**Dataset**.
○ ○ ○ ○ ○ ○ ○

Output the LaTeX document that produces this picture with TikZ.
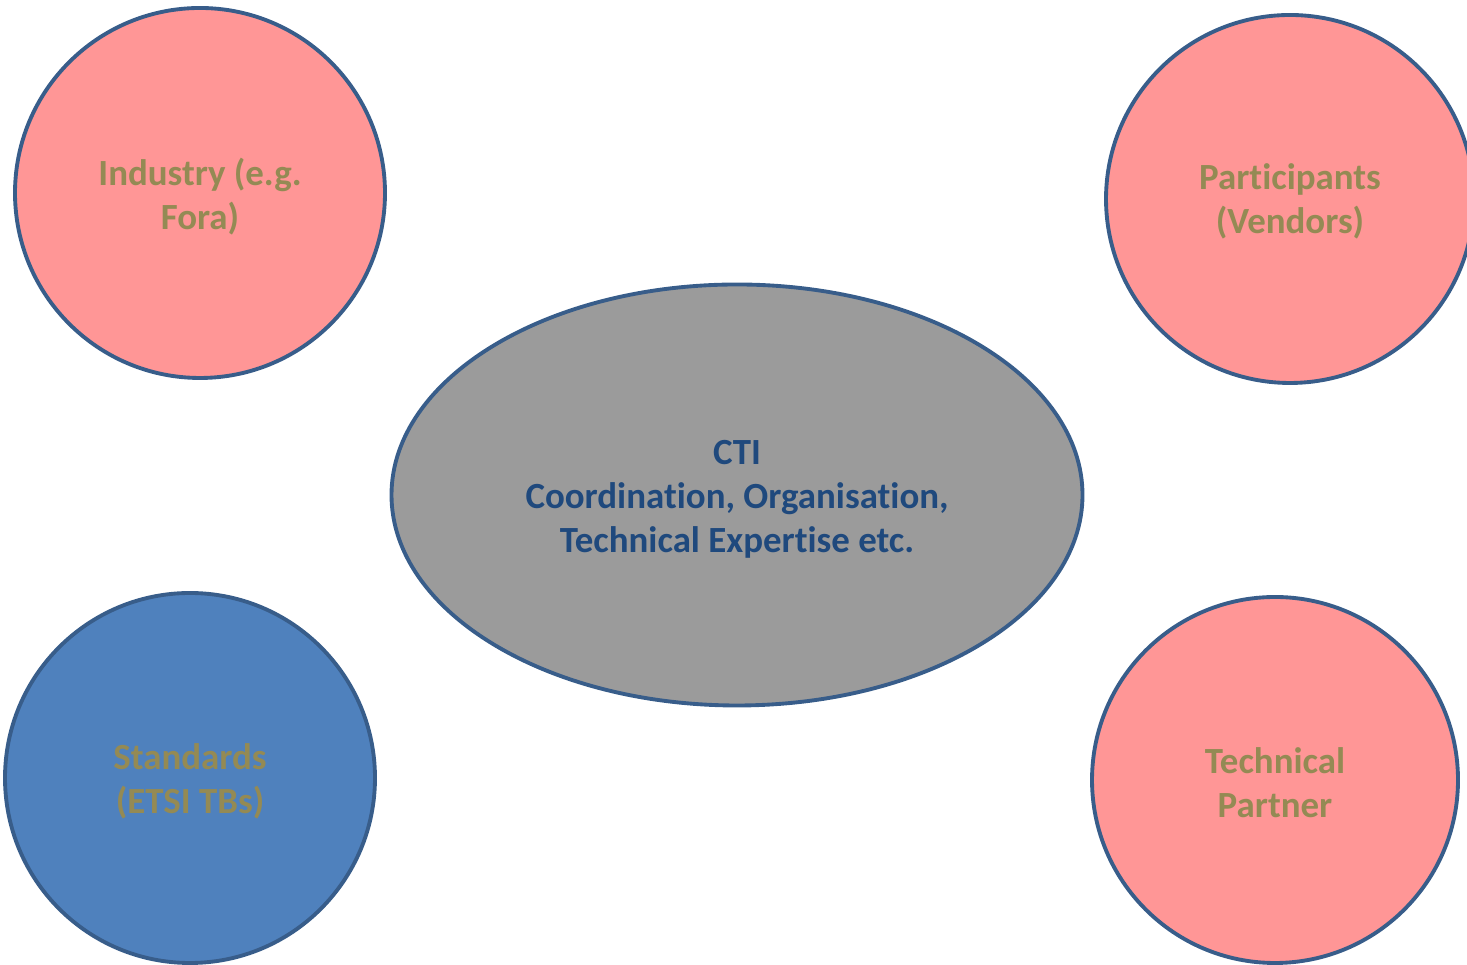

○ ○ ○ ○ ○ ○ ○

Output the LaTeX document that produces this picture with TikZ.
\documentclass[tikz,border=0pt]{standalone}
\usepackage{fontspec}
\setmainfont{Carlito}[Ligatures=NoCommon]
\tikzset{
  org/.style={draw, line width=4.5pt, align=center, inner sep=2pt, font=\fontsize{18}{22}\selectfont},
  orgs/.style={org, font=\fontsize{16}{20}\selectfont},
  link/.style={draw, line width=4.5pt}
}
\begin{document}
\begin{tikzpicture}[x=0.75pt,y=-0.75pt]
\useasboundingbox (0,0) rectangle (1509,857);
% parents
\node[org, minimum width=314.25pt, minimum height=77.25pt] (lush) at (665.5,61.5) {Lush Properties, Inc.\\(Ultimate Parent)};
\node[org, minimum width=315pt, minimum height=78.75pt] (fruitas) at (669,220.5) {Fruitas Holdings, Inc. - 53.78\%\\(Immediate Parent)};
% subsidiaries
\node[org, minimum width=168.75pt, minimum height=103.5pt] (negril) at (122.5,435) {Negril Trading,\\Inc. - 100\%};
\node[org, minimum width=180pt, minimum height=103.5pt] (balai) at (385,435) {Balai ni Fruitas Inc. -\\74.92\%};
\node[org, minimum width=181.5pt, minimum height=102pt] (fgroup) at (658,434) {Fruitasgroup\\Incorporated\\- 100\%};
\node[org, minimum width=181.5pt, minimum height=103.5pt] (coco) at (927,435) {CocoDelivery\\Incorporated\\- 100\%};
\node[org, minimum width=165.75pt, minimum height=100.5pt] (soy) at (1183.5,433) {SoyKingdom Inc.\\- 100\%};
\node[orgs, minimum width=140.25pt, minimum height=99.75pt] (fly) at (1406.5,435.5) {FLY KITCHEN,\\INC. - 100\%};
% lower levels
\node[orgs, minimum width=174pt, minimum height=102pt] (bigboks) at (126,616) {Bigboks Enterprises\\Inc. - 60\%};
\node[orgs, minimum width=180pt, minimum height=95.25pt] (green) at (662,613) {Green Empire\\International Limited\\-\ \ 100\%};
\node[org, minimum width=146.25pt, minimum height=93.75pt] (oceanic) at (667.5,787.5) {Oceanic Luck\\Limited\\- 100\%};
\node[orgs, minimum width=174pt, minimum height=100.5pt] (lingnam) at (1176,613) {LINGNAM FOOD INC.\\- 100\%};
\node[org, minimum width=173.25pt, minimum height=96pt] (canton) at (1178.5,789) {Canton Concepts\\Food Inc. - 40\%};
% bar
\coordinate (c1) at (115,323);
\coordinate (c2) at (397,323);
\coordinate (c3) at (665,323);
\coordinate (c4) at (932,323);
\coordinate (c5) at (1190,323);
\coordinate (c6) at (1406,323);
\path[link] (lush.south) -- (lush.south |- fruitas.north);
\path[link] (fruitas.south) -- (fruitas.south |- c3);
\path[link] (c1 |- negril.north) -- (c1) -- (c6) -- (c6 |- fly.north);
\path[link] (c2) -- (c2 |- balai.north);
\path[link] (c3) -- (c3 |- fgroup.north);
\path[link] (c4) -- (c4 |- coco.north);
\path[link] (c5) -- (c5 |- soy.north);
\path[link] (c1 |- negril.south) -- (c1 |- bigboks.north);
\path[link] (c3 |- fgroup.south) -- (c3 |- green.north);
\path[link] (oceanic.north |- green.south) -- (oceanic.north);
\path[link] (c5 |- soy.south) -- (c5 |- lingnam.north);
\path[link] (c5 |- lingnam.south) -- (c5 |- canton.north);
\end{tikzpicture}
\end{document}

○ ○ ○ ○ ○ ○ ○

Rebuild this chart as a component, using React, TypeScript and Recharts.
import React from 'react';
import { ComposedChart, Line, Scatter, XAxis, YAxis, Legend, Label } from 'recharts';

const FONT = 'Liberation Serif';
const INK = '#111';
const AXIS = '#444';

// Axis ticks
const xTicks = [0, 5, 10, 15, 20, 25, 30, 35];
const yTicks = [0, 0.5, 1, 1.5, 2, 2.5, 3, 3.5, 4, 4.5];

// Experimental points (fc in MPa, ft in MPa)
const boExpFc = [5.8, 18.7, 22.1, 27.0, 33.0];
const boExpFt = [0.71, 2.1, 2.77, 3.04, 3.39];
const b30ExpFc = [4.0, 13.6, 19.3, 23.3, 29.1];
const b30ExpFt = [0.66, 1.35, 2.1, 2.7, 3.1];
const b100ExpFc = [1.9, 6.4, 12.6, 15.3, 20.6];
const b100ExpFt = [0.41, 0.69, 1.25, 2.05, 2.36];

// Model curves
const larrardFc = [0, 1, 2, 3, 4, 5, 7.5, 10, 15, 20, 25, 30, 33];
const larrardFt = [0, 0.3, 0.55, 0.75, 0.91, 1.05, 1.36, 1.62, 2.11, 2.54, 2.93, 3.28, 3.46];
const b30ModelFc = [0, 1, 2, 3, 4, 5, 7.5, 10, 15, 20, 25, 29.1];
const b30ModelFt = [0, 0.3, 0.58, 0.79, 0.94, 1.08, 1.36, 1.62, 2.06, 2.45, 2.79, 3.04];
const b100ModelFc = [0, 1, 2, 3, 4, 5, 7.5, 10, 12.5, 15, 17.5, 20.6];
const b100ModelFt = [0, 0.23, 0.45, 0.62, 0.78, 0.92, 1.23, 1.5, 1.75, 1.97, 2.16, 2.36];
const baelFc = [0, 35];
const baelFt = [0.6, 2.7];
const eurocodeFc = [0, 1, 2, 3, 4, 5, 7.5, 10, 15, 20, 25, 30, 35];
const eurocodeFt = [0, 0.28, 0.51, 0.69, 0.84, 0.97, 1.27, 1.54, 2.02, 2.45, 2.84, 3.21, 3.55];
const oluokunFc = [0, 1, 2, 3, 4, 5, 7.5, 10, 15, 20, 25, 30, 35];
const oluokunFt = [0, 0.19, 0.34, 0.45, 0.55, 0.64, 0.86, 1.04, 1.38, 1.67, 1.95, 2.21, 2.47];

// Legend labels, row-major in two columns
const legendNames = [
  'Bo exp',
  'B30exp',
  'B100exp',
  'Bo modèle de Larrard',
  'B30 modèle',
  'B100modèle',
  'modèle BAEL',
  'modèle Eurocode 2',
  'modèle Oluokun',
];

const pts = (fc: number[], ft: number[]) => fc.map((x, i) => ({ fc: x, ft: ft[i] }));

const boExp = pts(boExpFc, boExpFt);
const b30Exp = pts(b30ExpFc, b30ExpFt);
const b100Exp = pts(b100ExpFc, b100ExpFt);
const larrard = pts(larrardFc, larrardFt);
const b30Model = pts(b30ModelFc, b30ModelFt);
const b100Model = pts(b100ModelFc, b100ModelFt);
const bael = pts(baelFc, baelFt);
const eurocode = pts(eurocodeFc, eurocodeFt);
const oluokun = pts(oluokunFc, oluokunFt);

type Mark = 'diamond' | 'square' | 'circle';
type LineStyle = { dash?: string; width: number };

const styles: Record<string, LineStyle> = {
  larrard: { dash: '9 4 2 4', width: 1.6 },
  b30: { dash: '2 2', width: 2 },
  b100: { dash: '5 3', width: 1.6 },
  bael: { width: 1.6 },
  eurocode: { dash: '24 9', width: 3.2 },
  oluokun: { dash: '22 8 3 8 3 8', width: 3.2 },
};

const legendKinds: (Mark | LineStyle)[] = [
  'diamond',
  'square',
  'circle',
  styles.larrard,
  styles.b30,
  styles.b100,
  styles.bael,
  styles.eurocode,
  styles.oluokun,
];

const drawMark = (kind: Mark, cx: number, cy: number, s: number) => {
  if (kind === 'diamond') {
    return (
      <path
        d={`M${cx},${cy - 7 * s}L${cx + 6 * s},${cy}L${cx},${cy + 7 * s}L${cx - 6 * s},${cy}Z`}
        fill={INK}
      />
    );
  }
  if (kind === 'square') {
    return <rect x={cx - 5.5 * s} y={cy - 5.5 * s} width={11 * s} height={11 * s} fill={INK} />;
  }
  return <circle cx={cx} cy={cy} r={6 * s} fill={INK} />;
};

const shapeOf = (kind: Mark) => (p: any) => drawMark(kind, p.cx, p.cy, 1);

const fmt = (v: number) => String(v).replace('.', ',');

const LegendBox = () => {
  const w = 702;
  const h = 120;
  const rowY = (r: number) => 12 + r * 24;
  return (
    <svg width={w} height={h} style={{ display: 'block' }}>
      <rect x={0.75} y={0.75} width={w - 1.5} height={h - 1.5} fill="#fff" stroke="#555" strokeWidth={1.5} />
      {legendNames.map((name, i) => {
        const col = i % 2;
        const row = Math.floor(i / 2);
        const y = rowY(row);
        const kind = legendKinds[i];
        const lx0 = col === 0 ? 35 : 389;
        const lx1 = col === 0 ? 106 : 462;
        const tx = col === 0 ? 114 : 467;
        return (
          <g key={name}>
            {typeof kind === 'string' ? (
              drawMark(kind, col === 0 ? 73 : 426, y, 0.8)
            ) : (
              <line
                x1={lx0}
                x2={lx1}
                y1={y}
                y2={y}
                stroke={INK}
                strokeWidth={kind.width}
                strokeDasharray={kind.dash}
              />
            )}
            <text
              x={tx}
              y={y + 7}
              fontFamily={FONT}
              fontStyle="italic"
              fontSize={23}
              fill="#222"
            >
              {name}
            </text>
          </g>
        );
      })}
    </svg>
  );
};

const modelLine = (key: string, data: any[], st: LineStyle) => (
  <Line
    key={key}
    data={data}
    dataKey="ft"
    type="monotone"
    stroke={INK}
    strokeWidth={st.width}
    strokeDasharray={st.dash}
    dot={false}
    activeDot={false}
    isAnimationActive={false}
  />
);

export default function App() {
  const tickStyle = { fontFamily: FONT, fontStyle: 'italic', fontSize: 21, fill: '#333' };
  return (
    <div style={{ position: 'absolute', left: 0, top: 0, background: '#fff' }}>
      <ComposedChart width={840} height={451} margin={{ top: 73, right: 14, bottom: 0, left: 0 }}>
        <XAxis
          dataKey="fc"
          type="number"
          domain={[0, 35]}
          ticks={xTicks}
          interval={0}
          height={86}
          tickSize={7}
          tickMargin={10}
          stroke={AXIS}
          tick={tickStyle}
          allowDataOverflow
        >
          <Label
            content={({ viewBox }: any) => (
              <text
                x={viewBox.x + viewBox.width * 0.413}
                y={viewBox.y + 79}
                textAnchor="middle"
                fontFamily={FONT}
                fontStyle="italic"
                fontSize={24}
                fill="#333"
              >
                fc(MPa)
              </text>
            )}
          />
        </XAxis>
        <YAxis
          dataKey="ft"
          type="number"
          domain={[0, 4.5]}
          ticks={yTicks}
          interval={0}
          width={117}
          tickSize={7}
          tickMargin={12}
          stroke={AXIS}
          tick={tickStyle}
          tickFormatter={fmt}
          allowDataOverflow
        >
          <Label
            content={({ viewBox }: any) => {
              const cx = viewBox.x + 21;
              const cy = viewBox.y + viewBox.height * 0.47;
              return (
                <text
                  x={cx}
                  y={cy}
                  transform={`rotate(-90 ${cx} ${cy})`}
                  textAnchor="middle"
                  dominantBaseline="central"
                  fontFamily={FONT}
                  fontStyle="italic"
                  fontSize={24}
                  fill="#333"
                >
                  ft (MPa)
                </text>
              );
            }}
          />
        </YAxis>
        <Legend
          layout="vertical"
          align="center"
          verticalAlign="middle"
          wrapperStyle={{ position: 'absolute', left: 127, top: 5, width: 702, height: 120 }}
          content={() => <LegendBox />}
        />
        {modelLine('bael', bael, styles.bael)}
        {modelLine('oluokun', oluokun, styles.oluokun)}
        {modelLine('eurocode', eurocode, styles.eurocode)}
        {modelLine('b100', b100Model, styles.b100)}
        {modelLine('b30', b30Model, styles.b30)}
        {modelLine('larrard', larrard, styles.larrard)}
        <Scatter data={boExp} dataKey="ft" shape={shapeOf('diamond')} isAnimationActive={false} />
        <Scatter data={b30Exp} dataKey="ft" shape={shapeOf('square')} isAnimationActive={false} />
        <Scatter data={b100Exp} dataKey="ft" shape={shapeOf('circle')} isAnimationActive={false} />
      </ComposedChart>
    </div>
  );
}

○ ○ ○ ○ ○ ○ ○

**Your objective**. Reproduce exactly, and only, the lines from the one that contains "Rebuild this chart" down to the one that contains "const AXIS = '#444';", both ends included.

**Problem solution**.
Rebuild this chart as a component, using React, TypeScript and Recharts.
import React from 'react';
import { ComposedChart, Line, Scatter, XAxis, YAxis, Legend, Label } from 'recharts';

const FONT = 'Liberation Serif';
const INK = '#111';
const AXIS = '#444';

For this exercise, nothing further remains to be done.